* SET TASK
Leave out the pictures, and retype only the lines from the beginning of the material through the line that contains "const aYTicks = [50,100,150,200,250,300,350];", including both.

* DATASET EXTRACT
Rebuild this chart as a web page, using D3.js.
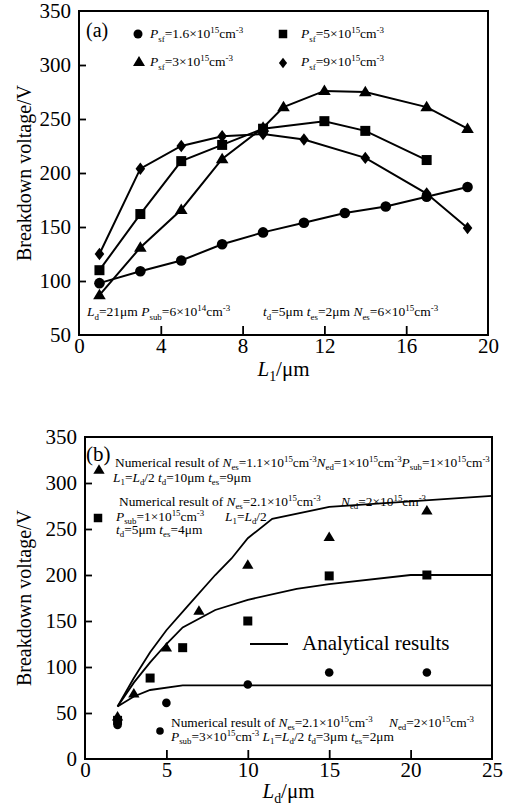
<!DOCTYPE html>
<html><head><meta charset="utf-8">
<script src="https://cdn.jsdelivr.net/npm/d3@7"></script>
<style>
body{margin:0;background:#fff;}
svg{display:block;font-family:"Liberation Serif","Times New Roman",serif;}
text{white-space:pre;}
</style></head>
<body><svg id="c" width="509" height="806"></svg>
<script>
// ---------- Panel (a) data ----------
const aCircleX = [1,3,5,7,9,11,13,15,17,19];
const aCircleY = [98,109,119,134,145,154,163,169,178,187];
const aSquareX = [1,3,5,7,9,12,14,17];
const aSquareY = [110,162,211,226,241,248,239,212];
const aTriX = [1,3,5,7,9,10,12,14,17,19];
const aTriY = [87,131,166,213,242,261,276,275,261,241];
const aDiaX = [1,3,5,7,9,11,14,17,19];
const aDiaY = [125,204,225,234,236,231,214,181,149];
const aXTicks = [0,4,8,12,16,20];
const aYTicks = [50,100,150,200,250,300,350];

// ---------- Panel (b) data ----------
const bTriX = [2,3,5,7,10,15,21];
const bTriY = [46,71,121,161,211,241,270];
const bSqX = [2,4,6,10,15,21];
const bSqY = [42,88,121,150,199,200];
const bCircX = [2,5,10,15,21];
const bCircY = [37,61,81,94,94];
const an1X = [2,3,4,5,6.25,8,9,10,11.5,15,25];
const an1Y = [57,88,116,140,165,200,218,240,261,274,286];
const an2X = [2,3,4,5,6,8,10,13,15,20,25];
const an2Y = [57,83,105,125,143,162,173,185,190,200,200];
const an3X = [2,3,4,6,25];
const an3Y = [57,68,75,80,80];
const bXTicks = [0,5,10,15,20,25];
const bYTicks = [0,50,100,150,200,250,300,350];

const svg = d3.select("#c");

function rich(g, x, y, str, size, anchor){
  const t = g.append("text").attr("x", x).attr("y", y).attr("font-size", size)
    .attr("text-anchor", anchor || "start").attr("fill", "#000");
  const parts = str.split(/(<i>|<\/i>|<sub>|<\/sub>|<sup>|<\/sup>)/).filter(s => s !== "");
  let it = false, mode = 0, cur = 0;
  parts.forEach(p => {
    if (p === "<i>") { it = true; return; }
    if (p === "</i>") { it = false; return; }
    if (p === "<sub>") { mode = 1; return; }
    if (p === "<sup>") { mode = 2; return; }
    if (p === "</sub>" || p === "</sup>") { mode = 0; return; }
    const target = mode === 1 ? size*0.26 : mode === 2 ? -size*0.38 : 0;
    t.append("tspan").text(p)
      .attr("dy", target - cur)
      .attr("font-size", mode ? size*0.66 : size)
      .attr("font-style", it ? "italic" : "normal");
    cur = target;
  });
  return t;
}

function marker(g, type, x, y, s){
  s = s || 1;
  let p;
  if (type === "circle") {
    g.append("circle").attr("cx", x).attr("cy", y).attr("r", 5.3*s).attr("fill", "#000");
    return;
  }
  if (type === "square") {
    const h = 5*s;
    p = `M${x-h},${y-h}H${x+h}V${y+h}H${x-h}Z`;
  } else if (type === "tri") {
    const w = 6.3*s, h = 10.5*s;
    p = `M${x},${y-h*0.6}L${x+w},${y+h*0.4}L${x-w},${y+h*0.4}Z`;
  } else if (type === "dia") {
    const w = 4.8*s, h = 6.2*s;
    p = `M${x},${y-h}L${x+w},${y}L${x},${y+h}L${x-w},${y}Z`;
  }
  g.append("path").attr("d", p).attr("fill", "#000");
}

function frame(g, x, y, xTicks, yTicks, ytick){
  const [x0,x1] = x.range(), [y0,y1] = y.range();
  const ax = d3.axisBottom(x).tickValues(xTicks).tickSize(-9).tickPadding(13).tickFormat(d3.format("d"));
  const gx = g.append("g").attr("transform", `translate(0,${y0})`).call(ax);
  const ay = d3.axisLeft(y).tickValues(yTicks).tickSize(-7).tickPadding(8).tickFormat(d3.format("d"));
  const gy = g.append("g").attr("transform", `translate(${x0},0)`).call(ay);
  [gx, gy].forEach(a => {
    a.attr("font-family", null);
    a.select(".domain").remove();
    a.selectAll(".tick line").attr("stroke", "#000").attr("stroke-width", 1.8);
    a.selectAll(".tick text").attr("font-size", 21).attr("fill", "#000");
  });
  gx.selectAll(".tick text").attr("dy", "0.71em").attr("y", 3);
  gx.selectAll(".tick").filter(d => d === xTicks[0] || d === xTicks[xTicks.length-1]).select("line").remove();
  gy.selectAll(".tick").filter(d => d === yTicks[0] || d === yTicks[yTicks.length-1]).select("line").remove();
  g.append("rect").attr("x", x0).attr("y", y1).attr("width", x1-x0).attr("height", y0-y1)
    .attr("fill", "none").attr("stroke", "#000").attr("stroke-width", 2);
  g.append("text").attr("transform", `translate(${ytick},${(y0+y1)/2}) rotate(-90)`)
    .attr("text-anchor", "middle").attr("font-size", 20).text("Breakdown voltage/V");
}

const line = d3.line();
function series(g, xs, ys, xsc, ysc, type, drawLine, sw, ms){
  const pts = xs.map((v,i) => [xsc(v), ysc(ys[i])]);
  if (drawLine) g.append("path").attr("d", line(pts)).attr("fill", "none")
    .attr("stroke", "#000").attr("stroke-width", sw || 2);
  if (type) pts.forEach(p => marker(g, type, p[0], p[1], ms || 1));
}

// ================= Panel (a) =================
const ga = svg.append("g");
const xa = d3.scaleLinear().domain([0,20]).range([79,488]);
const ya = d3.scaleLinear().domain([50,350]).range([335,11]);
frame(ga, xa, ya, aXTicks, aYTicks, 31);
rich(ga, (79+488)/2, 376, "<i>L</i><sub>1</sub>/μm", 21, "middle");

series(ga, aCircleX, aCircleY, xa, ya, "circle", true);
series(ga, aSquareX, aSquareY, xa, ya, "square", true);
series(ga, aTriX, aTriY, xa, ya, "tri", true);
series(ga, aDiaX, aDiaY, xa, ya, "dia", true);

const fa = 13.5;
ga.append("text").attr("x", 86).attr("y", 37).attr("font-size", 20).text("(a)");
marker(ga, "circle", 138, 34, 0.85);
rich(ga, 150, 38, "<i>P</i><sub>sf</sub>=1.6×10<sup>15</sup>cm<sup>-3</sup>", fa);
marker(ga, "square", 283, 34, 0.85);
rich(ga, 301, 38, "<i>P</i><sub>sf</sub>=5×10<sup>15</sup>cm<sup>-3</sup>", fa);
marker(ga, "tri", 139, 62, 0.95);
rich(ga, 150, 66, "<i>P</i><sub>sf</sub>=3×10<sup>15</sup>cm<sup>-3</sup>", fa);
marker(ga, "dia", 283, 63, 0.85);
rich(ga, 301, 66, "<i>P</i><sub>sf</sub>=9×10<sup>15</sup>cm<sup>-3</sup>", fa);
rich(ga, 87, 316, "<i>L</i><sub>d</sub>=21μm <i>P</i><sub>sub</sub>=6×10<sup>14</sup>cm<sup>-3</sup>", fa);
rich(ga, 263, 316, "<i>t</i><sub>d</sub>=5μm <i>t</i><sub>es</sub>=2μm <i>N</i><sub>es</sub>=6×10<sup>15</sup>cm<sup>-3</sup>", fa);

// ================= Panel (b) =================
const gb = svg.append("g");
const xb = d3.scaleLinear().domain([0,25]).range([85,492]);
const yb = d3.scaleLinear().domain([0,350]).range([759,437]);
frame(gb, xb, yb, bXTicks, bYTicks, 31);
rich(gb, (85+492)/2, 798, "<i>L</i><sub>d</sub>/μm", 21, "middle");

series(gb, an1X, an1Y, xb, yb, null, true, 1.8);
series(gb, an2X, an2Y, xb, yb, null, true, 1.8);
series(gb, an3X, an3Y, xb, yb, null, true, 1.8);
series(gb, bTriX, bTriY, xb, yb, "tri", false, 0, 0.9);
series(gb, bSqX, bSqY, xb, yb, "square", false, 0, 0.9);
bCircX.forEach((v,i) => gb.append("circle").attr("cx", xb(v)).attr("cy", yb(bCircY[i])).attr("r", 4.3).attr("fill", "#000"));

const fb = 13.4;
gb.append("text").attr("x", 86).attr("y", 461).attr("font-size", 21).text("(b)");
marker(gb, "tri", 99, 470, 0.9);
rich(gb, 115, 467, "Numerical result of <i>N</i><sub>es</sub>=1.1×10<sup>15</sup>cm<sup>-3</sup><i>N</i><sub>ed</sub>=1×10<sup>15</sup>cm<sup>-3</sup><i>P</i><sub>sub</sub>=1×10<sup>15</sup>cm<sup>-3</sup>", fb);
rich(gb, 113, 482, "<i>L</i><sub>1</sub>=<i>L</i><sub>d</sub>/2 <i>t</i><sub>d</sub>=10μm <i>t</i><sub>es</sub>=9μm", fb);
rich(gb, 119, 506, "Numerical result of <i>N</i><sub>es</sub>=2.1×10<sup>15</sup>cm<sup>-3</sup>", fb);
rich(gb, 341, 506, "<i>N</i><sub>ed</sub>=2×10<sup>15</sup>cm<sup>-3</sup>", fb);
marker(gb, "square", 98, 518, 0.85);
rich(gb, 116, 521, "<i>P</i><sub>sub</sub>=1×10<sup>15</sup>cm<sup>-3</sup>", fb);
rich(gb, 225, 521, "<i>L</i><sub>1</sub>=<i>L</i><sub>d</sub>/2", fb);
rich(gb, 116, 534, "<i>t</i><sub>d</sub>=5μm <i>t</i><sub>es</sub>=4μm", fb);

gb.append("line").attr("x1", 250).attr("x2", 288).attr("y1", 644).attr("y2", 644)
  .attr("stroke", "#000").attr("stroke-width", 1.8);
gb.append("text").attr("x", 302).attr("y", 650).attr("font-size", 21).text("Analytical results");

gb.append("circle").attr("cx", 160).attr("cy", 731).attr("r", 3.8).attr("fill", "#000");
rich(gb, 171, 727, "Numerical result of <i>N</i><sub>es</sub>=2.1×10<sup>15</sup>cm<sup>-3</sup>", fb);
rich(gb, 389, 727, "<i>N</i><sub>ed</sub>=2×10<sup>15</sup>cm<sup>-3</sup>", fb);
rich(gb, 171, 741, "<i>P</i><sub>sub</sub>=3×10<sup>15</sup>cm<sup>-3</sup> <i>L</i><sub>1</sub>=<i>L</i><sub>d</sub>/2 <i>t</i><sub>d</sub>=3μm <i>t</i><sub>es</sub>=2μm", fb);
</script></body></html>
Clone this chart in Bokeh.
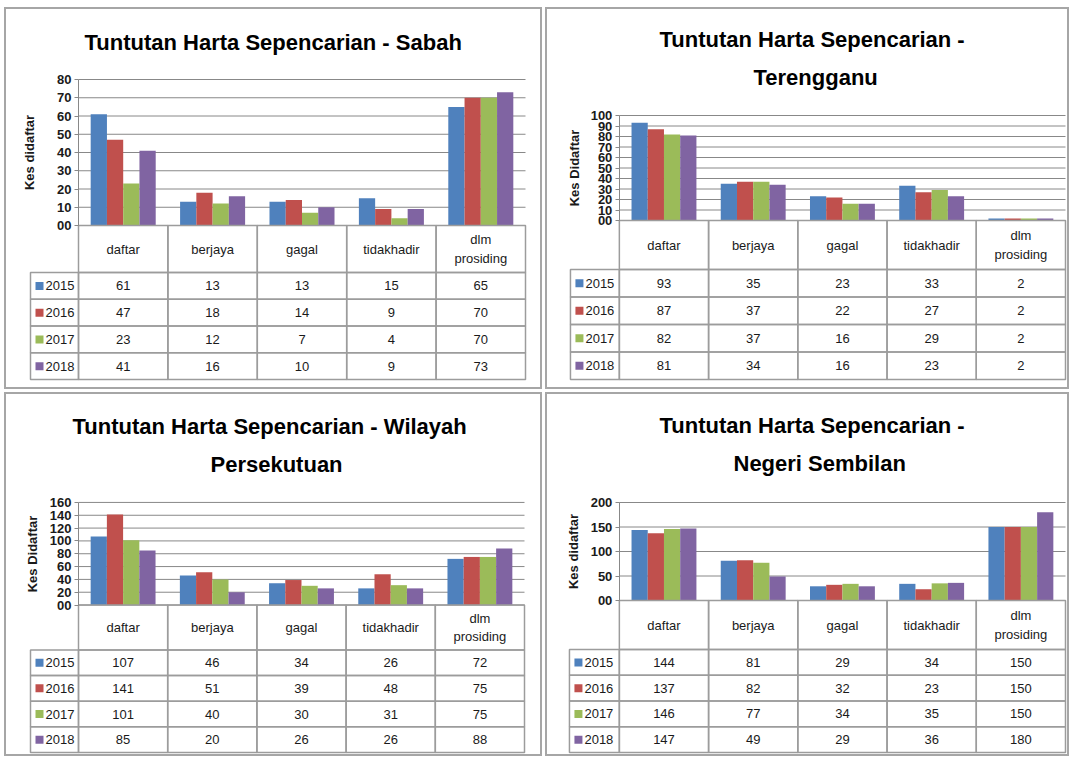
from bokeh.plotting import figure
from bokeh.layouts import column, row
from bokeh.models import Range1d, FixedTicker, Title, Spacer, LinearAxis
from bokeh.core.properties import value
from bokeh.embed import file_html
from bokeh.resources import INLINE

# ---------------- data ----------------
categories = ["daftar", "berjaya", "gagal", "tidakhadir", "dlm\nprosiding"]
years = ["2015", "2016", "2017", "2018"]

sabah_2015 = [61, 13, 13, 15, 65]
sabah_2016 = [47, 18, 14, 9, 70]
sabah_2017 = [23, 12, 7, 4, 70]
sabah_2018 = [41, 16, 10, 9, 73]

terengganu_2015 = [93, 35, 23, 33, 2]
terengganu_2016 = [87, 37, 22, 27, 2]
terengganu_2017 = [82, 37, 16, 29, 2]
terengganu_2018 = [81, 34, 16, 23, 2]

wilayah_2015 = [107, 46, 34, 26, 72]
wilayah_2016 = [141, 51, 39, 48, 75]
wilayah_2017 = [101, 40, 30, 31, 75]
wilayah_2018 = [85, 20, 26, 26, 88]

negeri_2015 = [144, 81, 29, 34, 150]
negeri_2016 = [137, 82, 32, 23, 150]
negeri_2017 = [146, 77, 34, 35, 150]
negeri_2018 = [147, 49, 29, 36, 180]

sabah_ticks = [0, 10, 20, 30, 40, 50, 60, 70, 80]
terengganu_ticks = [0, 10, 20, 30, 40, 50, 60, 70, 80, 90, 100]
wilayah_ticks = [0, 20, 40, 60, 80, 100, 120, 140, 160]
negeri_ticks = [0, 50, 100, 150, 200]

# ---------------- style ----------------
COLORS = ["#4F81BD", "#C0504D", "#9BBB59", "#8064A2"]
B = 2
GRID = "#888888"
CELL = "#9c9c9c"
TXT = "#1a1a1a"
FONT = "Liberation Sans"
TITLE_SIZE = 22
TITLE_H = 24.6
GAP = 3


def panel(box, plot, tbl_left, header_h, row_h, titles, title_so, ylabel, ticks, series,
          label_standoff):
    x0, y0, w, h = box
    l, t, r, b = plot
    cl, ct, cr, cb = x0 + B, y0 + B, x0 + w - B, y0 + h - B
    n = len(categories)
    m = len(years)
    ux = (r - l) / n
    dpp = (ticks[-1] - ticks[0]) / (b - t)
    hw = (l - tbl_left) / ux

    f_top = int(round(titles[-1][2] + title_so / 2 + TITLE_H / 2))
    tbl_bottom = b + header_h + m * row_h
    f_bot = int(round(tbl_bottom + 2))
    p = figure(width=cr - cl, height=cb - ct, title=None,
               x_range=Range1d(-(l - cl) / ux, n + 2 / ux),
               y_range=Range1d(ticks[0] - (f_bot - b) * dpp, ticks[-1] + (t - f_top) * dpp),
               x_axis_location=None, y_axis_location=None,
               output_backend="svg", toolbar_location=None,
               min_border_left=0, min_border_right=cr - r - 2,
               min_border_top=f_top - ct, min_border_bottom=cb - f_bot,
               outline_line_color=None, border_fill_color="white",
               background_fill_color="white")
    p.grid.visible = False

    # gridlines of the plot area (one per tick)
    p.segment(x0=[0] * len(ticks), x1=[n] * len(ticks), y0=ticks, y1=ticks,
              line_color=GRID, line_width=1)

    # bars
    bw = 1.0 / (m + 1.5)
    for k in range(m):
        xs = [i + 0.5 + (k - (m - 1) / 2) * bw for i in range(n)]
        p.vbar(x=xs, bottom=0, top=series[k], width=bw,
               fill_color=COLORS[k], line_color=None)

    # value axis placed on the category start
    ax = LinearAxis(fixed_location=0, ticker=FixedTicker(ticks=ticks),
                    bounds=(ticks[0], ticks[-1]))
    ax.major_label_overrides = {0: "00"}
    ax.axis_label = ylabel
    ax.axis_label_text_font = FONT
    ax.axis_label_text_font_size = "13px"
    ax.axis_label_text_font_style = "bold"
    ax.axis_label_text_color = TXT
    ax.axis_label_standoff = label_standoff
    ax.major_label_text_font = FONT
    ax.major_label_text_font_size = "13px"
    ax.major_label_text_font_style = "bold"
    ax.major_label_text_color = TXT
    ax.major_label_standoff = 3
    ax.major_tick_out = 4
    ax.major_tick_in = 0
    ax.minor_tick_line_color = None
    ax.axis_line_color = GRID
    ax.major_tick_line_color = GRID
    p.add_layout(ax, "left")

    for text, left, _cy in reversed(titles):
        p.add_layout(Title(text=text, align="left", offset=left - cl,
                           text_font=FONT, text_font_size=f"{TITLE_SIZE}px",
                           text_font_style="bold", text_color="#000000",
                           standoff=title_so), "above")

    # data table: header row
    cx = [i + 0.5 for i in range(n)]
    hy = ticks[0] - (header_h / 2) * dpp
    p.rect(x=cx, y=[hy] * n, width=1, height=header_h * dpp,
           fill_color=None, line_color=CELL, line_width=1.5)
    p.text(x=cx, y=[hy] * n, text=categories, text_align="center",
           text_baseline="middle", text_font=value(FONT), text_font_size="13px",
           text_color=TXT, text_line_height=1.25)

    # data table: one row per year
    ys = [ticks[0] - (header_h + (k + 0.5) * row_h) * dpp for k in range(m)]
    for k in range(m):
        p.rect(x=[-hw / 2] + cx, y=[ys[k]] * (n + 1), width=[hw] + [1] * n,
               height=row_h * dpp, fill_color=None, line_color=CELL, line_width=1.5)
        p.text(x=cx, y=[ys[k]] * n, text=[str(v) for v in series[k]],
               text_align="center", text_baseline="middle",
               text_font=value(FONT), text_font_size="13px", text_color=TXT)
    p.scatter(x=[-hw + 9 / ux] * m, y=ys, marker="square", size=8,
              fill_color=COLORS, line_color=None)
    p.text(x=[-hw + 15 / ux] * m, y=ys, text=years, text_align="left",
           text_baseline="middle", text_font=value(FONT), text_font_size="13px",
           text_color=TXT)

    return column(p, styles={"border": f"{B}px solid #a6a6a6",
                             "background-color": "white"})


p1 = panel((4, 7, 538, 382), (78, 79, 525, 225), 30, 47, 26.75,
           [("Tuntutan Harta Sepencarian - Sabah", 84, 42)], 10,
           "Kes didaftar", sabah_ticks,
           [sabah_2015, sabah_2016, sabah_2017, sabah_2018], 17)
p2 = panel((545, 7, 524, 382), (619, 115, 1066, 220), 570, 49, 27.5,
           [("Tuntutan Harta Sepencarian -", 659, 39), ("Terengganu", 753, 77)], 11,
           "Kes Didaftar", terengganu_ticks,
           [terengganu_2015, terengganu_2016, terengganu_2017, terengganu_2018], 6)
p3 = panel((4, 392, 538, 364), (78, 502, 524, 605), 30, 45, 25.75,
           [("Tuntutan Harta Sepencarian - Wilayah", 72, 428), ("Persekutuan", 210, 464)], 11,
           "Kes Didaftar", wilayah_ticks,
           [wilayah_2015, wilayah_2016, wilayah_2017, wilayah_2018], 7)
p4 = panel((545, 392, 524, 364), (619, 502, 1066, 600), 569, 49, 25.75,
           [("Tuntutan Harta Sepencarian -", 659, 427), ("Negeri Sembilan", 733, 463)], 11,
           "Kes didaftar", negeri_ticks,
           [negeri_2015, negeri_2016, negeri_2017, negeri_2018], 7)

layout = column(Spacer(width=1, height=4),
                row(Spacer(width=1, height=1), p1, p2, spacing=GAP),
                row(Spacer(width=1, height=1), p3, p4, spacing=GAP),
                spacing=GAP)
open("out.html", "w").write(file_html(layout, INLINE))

* COMPLETE RESPONSE
Rebuild this chart as a web page, using D3.js.
<!DOCTYPE html>
<html><head><meta charset="utf-8">
<script src="https://cdn.jsdelivr.net/npm/d3@7"></script>
<style>
body{margin:0;background:#fff;}
svg{display:block;font-family:"Liberation Serif","Times New Roman",serif;}
text{white-space:pre;}
</style></head>
<body><svg id="c" width="509" height="806"></svg>
<script>
// ---------- Panel (a) data ----------
const aCircleX = [1,3,5,7,9,11,13,15,17,19];
const aCircleY = [98,109,119,134,145,154,163,169,178,187];
const aSquareX = [1,3,5,7,9,12,14,17];
const aSquareY = [110,162,211,226,241,248,239,212];
const aTriX = [1,3,5,7,9,10,12,14,17,19];
const aTriY = [87,131,166,213,242,261,276,275,261,241];
const aDiaX = [1,3,5,7,9,11,14,17,19];
const aDiaY = [125,204,225,234,236,231,214,181,149];
const aXTicks = [0,4,8,12,16,20];
const aYTicks = [50,100,150,200,250,300,350];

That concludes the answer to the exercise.